Exercise aim: Tally the lines in the listing below that include "LaTeX". Answer with the count and nothing more.

Information provided:
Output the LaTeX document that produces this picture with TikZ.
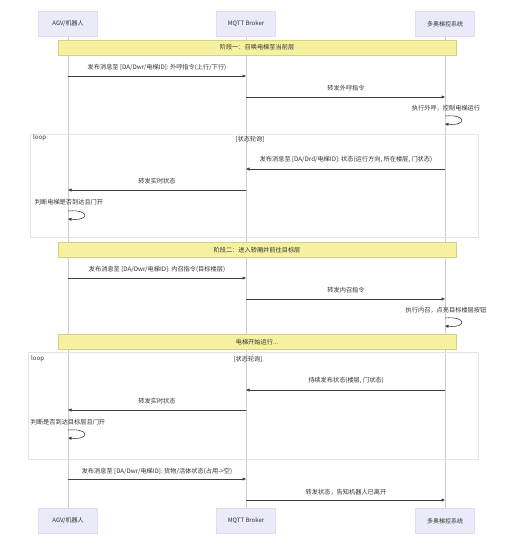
\documentclass[tikz,border=0pt]{standalone}
\usepackage{fontspec}
\setmainfont{Noto Sans CJK SC}
\usetikzlibrary{arrows.meta,calc}
\definecolor{actfill}{RGB}{234,234,248}
\definecolor{actdraw}{RGB}{222,222,240}
\definecolor{notefill}{RGB}{246,241,160}
\definecolor{notedraw}{RGB}{214,210,130}
\definecolor{lifeline}{RGB}{205,205,205}
\definecolor{loopdraw}{RGB}{228,228,228}
\definecolor{txt}{RGB}{50,50,50}
\tikzset{
  actor/.style={draw=actdraw, fill=actfill, minimum width=59pt, minimum height=25pt, inner sep=0pt, font=\fontsize{6}{7}\selectfont, text=txt},
  notebox/.style={draw=notedraw, fill=notefill, minimum width=398pt, minimum height=15pt, inner sep=0pt, font=\fontsize{6.2}{7}\selectfont, text=txt},
  msg/.style={draw=black!75, line width=0.6pt, -{Triangle[length=3.5pt,width=3pt]}},
  lbl/.style={font=\fontsize{6.2}{7}\selectfont, text=txt, inner sep=0pt},
  life/.style={draw=lifeline, line width=0.5pt},
  loopbox/.style={draw=loopdraw, line width=0.5pt},
}
\begin{document}
\begin{tikzpicture}[x=1pt,y=-1pt]
\useasboundingbox[fill=white] (0,0) rectangle (514,546);
% actors
\node[actor] (A) at (68,24) {AGV/机器人};
\node[actor] (B) at (246,24) {MQTT Broker};
\node[actor] (C) at (445,24) {多奥梯控系统};
\node[actor] (A2) at (68,521) {AGV/机器人};
\node[actor] (B2) at (246,521) {MQTT Broker};
\node[actor] (C2) at (445,521) {多奥梯控系统};
% lifelines
\draw[life] (A) -- (A2);
\draw[life] (B) -- (B2);
\draw[life] (C) -- (C2);
% loop boxes
\draw[loopbox] (30,134) rectangle (478,237);
\node[lbl, anchor=west] (L1) at (33,138) {loop};
\node[lbl] (L1c) at (250,139) {[状态轮询]};
\draw[loopbox] (28,352) rectangle (478,459);
\node[lbl, anchor=west] (L2) at (31,359) {loop};
\node[lbl] (L2c) at (248,359) {[状态轮询]};
% stage 1
\node[notebox] (N1) at (257,47.5) {阶段一：召唤电梯至当前层};
\node[lbl] (t1) at (157,67) {发布消息至 [DA/Dwr/电梯ID]: 外呼指令(上行/下行)};
\draw[msg] (A |- 0,76) -- (B |- 0,76);
\node[lbl] (t2) at (346,88) {转发外呼指令};
\draw[msg] (B |- 0,97) -- (C |- 0,97);
\node[lbl] (t3) at (446,108) {执行外呼，控制电梯运行};
\draw[msg] (C |- 0,116) .. controls ($(C |- 0,114)+(22,0)$) and ($(C |- 0,126)+(22,0)$) .. (C |- 0,124);
\node[lbl] (t4) at (346,159) {发布消息至 [DA/Drd/电梯ID]: 状态(运行方向, 所在楼层, 门状态)};
\draw[msg] (C |- 0,169) -- (B |- 0,169);
\node[lbl] (t5) at (157,181) {转发实时状态};
\draw[msg] (B |- 0,190) -- (A |- 0,190);
\node[lbl] (t6) at (69,202) {判断电梯是否到达且门开};
\draw[msg] (A |- 0,211) .. controls ($(A |- 0,209)+(22,0)$) and ($(A |- 0,221)+(22,0)$) .. (A |- 0,219);
% stage 2
\node[notebox] (N2) at (257,250) {阶段二：进入轿厢并前往目标层};
\node[lbl] (t7) at (157,269) {发布消息至 [DA/Dwr/电梯ID]: 内召指令(目标楼层)};
\draw[msg] (A |- 0,278) -- (B |- 0,278);
\node[lbl] (t8) at (346,290) {转发内召指令};
\draw[msg] (B |- 0,299) -- (C |- 0,299);
\node[lbl] (t9) at (446,310) {执行内召，点亮目标楼层按钮};
\draw[msg] (C |- 0,318) .. controls ($(C |- 0,316)+(22,0)$) and ($(C |- 0,328)+(22,0)$) .. (C |- 0,326);
\node[notebox] (N3) at (257,342) {电梯开始运行...};
\node[lbl] (t10) at (346,380) {持续发布状态(楼层, 门状态)};
\draw[msg] (C |- 0,390) -- (B |- 0,390);
\node[lbl] (t11) at (157,401) {转发实时状态};
\draw[msg] (B |- 0,410) -- (A |- 0,410);
\node[lbl] (t12) at (68,422) {判断是否到达目标层且门开};
\draw[msg] (A |- 0,430) .. controls ($(A |- 0,428)+(22,0)$) and ($(A |- 0,440)+(22,0)$) .. (A |- 0,438);
\node[lbl] (t13) at (157,471) {发布消息至 [DA/Dwr/电梯ID]: 货物/活体状态(占用->空)};
\draw[msg] (A |- 0,479) -- (B |- 0,479);
\node[lbl] (t14) at (346,492) {转发状态，告知机器人已离开};
\draw[msg] (B |- 0,500) -- (C |- 0,500);
\end{tikzpicture}
\end{document}
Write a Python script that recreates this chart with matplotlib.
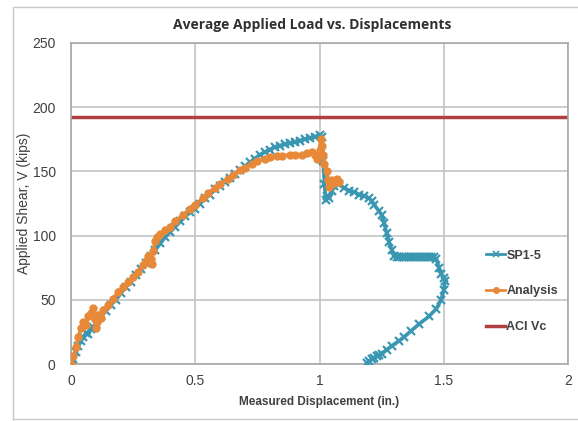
import matplotlib.pyplot as plt
from matplotlib.lines import Line2D

# SP1-5 test data (displacement in., shear kips)
sp_disp = [0.00, 0.01, 0.02, 0.03, 0.04, 0.05, 0.06, 0.07, 0.08, 0.09,
           0.10, 0.12, 0.14, 0.16, 0.18, 0.20, 0.22, 0.24, 0.26, 0.28,
           0.30, 0.32, 0.34, 0.36, 0.38, 0.40, 0.42, 0.44, 0.46, 0.48,
           0.50, 0.52, 0.54, 0.56, 0.58, 0.60, 0.62, 0.64, 0.66, 0.68,
           0.70, 0.72, 0.74, 0.76, 0.78, 0.80, 0.82, 0.84, 0.86, 0.88,
           0.90, 0.92, 0.94, 0.96, 0.98, 1.00, 1.01, 1.015, 1.02, 1.025,
           1.03, 1.04, 1.05, 1.06, 1.07, 1.08, 1.10, 1.12, 1.14, 1.16,
           1.18, 1.20, 1.21, 1.22, 1.24, 1.25, 1.26, 1.27, 1.28, 1.29,
           1.30, 1.31, 1.32, 1.33, 1.34, 1.35, 1.36, 1.37, 1.38, 1.39,
           1.40, 1.41, 1.42, 1.43, 1.44, 1.45, 1.46, 1.47, 1.48, 1.49,
           1.50, 1.505, 1.50, 1.49, 1.47, 1.44, 1.40, 1.37, 1.34, 1.32,
           1.29, 1.27, 1.25, 1.24, 1.23, 1.22, 1.21, 1.20, 1.19]
sp_shear = [0, 4, 9, 14, 18, 21, 24, 23, 27, 29,
            31, 37, 41, 46, 50, 55, 60, 64, 69, 74,
            79, 84, 89, 94, 99, 103, 107, 111, 115, 118,
            121, 125, 129, 132, 136, 139, 142, 145, 148, 151,
            154, 157, 160, 163, 165, 167, 169, 170, 171, 172,
            173, 174, 175, 176, 177, 178, 177, 158, 140, 128,
            131, 129, 135, 139, 141, 140, 137, 135, 134, 132,
            131, 129, 127, 124, 119, 116, 110, 102, 95, 89,
            84, 83, 83, 83, 83, 83, 83, 83, 83, 83,
            83, 83, 83, 83, 83, 83, 83, 82, 75, 70,
            67, 65, 58, 50, 43, 37, 31, 26, 21, 18,
            14, 11, 8, 7, 6, 5, 4, 2, 1]

# Analysis data
an_disp = [0.00, 0.01, 0.02, 0.03, 0.04, 0.05, 0.06, 0.07, 0.08, 0.09,
           0.095, 0.10, 0.105, 0.11, 0.12, 0.13, 0.15, 0.17, 0.19, 0.21,
           0.23, 0.25, 0.27, 0.29, 0.30, 0.31, 0.32, 0.325, 0.33, 0.34,
           0.345, 0.36, 0.38, 0.40, 0.42, 0.45, 0.48, 0.50, 0.53, 0.55,
           0.58, 0.60, 0.63, 0.65, 0.68, 0.70, 0.73, 0.75, 0.78, 0.80,
           0.83, 0.85, 0.88, 0.90, 0.93, 0.95, 0.97, 0.98, 0.99, 1.00,
           1.005, 1.01, 1.015, 1.02, 1.03, 1.035, 1.04, 1.05, 1.06, 1.07,
           1.08]
an_shear = [0, 6, 13, 21, 28, 33, 30, 37, 40, 44,
            35, 28, 33, 38, 36, 42, 46, 51, 56, 60,
            64, 68, 72, 77, 80, 84, 82, 78, 88, 96,
            99, 101, 104, 107, 111, 116, 121, 124, 129, 133,
            137, 140, 144, 147, 151, 153, 156, 158, 160, 161,
            162, 162, 163, 163, 163, 164, 165, 163, 160, 167,
            175, 170, 163, 156, 150, 143, 138, 143, 141, 144,
            142]

aci_vc = 192
x_ticks = [0, 0.5, 1, 1.5, 2]
y_ticks = [0, 50, 100, 150, 200, 250]

teal = '#3A97B2'
orange = '#E8893A'
red = '#B0403F'
grid_c = '#C4C4C4'
text_c = '#404040'

fig = plt.figure(figsize=(5.78, 4.21), dpi=100)
ax = fig.add_axes([71 / 578, 1 - 364 / 421, 497 / 578, 321 / 421])

ax.axhline(aci_vc, color=red, lw=2.5, zorder=2)
ax.plot(sp_disp, sp_shear, color=teal, lw=2.6, marker='x', ms=6, mew=1.6, zorder=3)
ax.plot(an_disp, an_shear, color=orange, lw=2.6, marker='o', ms=5, zorder=4)

ax.set_xlim(0, 2)
ax.set_ylim(0, 250)
ax.set_xticks(x_ticks)
ax.set_xticklabels(['0', '0.5', '1', '1.5', '2'])
ax.set_yticks(y_ticks)
ax.grid(True, color=grid_c, lw=1.2)
ax.set_axisbelow(True)
for s in ax.spines.values():
    s.set_color('#A8A8A8')
    s.set_linewidth(1.2)
ax.tick_params(length=0, labelsize=10, labelcolor=text_c, pad=7)
ax.tick_params(axis='y', pad=11)
for lab in ax.get_xticklabels() + ax.get_yticklabels():
    lab.set_family('Liberation Sans')

ax.set_xlabel('Measured Displacement (in.)', fontsize=8.5, fontweight='bold',
              color=text_c, family='Liberation Sans', labelpad=6)
ax.set_ylabel('Applied Shear, V (kips)', fontsize=10, color=text_c,
              family='Liberation Sans')
ax.yaxis.set_label_coords(-0.080, 0.5)
fig.text(312 / 578, 1 - 25 / 421, 'Average Applied Load vs. Displacements',
         ha='center', va='center', fontsize=10, fontweight='bold', color='#303030',
         family='Open Sans')

handles = [Line2D([], [], color=teal, lw=2, marker='x', ms=4, mew=1.2),
           Line2D([], [], color=orange, lw=2, marker='o', ms=4),
           Line2D([], [], color=red, lw=2.5)]
leg = ax.legend(handles, ['SP1-5', 'Analysis', 'ACI Vc'], loc='center left',
                bbox_to_anchor=(0.823, 0.226), frameon=False, borderpad=0,
                handlelength=1.5, handletextpad=0.1, labelspacing=1.9,
                prop={'family': 'Liberation Sans', 'weight': 'bold', 'size': 9})
for t in leg.get_texts():
    t.set_color(text_c)

# outer chart border
fig.add_artist(Line2D([13 / 578, 13 / 578, 1.0], [1 - 419 / 421, 1 - 7 / 421, 1 - 7 / 421],
                      color='#C8C8C8', lw=1, transform=fig.transFigure))
fig.add_artist(Line2D([13 / 578, 1.0], [1 - 419 / 421, 1 - 419 / 421],
                      color='#C8C8C8', lw=1, transform=fig.transFigure))

fig.savefig('out.png', dpi=100)
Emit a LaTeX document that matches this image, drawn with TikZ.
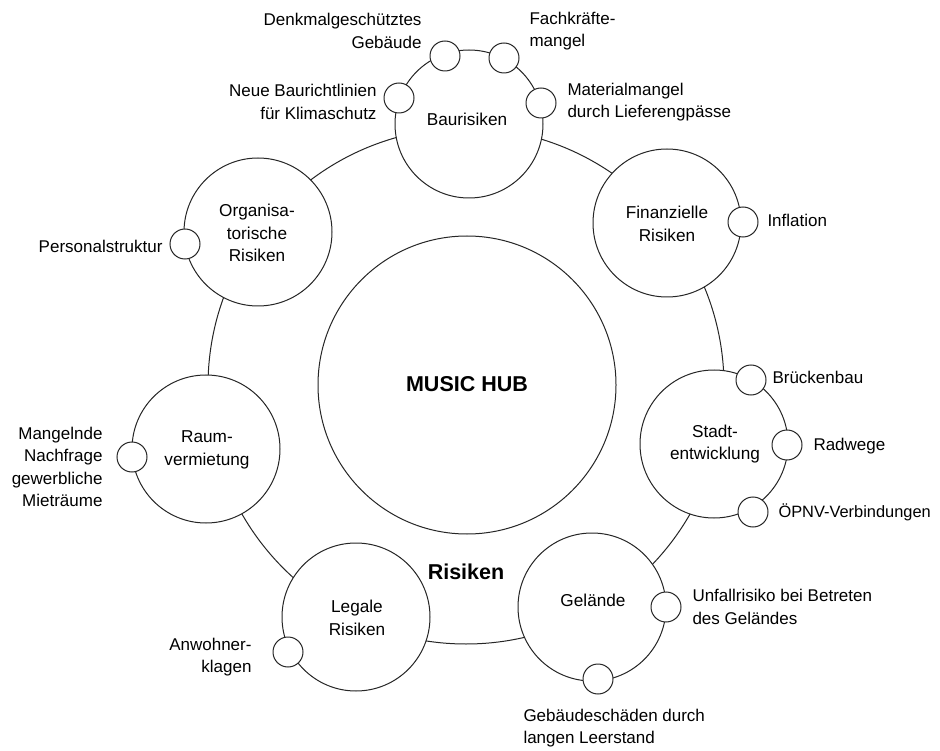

Output for this task: 2